The RWTH extensible training framework for universal recurrent neural networks

http://returnn.readthedocs.io/

Other

347 stars 130 forks source link

Confusion in 'Memory for KV' in SelfAttentionLayer #254

Closed ashu5644 closed 4 years ago

ashu5644 commented 4 years ago

I was looking in SelfAttentionLayer code, going through how it is implemented, almost got all things including relative positional encoding but not clear in memory part? I am confused about type of memory being reused. Is memory refers layer Lth outputs of a particular sequence from a data batch being used in corresponding sequence of next data batch as input to (L+1)th layer or some other kind of memory? How it should be specified for use in returnn config?

albertz commented 4 years ago

Note that the SelfAttentionLayer (like many other layers, e.g. RnnCellLayer) can run in two modes:

Either it runs on the whole sequence. This is the case in the encoder of a Transformer. Or also in the decoder, with option attention_left_only, during training. In this case, it has no memory/state.
Or it runs step-by-step, during decoding. In this case, in every step, it will only see / get in a single new frame. To access the previous frames, i.e. to be able to attend to the full history, it needs to remember this. This is the memory / hidden state of the layer.

@kazuki-irie I think the figure you made, which was in your slides for the Transformer LM, is helpful for understanding this. Maybe you can add the slides to the i6 publications, to the existing paper? (I think this is possible somehow...)

kazuki-irie commented 4 years ago

I have uploaded the requested slides now.

They can be found on our publication website https://www-i6.informatik.rwth-aachen.de/web/Publications/index.html by searching for "Language Modeling with Deep Transformers" and the link to the slides [slides] is appended to the end of the line.
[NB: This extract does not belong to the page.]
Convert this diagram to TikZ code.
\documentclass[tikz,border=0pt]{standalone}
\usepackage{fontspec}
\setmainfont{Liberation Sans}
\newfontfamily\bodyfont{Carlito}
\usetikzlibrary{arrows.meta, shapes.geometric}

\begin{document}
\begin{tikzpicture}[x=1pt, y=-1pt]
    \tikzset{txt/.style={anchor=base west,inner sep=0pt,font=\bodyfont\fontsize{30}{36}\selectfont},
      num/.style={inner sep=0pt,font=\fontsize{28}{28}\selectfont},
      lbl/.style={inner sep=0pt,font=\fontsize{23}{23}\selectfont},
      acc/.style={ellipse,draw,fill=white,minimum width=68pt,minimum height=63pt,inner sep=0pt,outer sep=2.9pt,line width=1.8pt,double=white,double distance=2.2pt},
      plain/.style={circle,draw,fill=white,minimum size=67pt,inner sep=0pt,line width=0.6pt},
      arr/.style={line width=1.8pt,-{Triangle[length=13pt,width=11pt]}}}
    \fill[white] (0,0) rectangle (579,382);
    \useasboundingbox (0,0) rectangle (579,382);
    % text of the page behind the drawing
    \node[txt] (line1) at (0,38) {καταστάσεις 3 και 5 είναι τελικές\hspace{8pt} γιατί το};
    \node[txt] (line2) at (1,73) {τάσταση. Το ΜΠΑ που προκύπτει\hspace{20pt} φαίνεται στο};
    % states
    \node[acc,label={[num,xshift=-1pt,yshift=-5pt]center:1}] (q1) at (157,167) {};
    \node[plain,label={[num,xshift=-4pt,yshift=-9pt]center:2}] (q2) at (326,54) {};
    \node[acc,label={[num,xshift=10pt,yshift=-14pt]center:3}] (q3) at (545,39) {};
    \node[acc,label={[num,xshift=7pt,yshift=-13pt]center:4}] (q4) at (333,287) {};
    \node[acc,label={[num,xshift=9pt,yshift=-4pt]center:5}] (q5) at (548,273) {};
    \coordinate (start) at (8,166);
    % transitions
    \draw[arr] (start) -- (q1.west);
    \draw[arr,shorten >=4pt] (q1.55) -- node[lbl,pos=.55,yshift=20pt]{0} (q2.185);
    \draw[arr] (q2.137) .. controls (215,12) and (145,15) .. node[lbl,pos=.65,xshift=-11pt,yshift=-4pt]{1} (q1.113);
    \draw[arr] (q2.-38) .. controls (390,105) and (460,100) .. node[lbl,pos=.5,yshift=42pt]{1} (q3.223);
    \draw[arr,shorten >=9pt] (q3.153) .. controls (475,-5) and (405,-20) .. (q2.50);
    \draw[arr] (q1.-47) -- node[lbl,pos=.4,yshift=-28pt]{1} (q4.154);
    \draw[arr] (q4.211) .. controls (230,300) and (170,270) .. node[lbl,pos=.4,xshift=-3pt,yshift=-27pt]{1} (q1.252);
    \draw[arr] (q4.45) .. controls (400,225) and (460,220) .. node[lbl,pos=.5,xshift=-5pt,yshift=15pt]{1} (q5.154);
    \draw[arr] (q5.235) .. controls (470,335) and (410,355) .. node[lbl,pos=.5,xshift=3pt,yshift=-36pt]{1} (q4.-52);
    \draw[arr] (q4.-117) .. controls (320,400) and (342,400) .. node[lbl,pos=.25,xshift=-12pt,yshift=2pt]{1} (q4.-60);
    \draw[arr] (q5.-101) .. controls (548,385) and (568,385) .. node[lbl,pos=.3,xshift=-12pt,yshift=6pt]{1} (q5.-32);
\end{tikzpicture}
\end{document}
Direct link.

The figure @albertz is referring to is on page 4. This figure was not meant to be an illustration of the code, but it should at least show what the KV-memory/state in a self-attention layer is.

ashu5644 commented 4 years ago

thanks for clarifying & slides. so for using transformer trained LM during fusion with e2e model, in default behaviour with current fusion script (https://github.com/rwth-i6/returnn-experiments/blob/master/2019-lm-transformers/librispeech/bpe_10k/base3.retrain2.transfo_lm.fusion_eval4.gamma1.1.config) it will attend only to current token in LM, & doesn't attend to previous decoded symbols during fusion i.e self attention will not give any weights to previous symbols, am I right? how to specify it to attend to all previous decoded tokens in fusion config?

kazuki-irie commented 4 years ago

No, that is not correct. It does attend to all predecessor token positions and the current one.

Please have a closer look at the figure (or check how self-attention is defined: this is independent of RETURNN): attention is computed using the query vector q_n^{(\ell)} for the current input and all predecessor h_(n-1)^{(\ell)} and current key k_n^{(\ell)} and value v_n^{(\ell)} vectors. h_(n-1)^{(\ell)} contains key and value vectors for all predecessor (i.e. up to position (n-1)) token positions.

ashu5644 commented 4 years ago

Oh, ok. I was confused with attention term of transformer, that you mentioned for decoding phase procedure. So it will attend to all previous inputs but input for a particular step itself will be only from current token not concatenation of previous inputs.

ashu5644 commented 4 years ago

I thought memory to be of type transofrmer-xl one, as self attention code already have relative position encoding so it will need xl style memory implementation and some data pipeline change for transformer xl architecture.

albertz commented 4 years ago

Is this clear now? Any suggestion how to improve the documentation? Otherwise I will close this now.

ashu5644 commented 4 years ago

yes, it is clear now.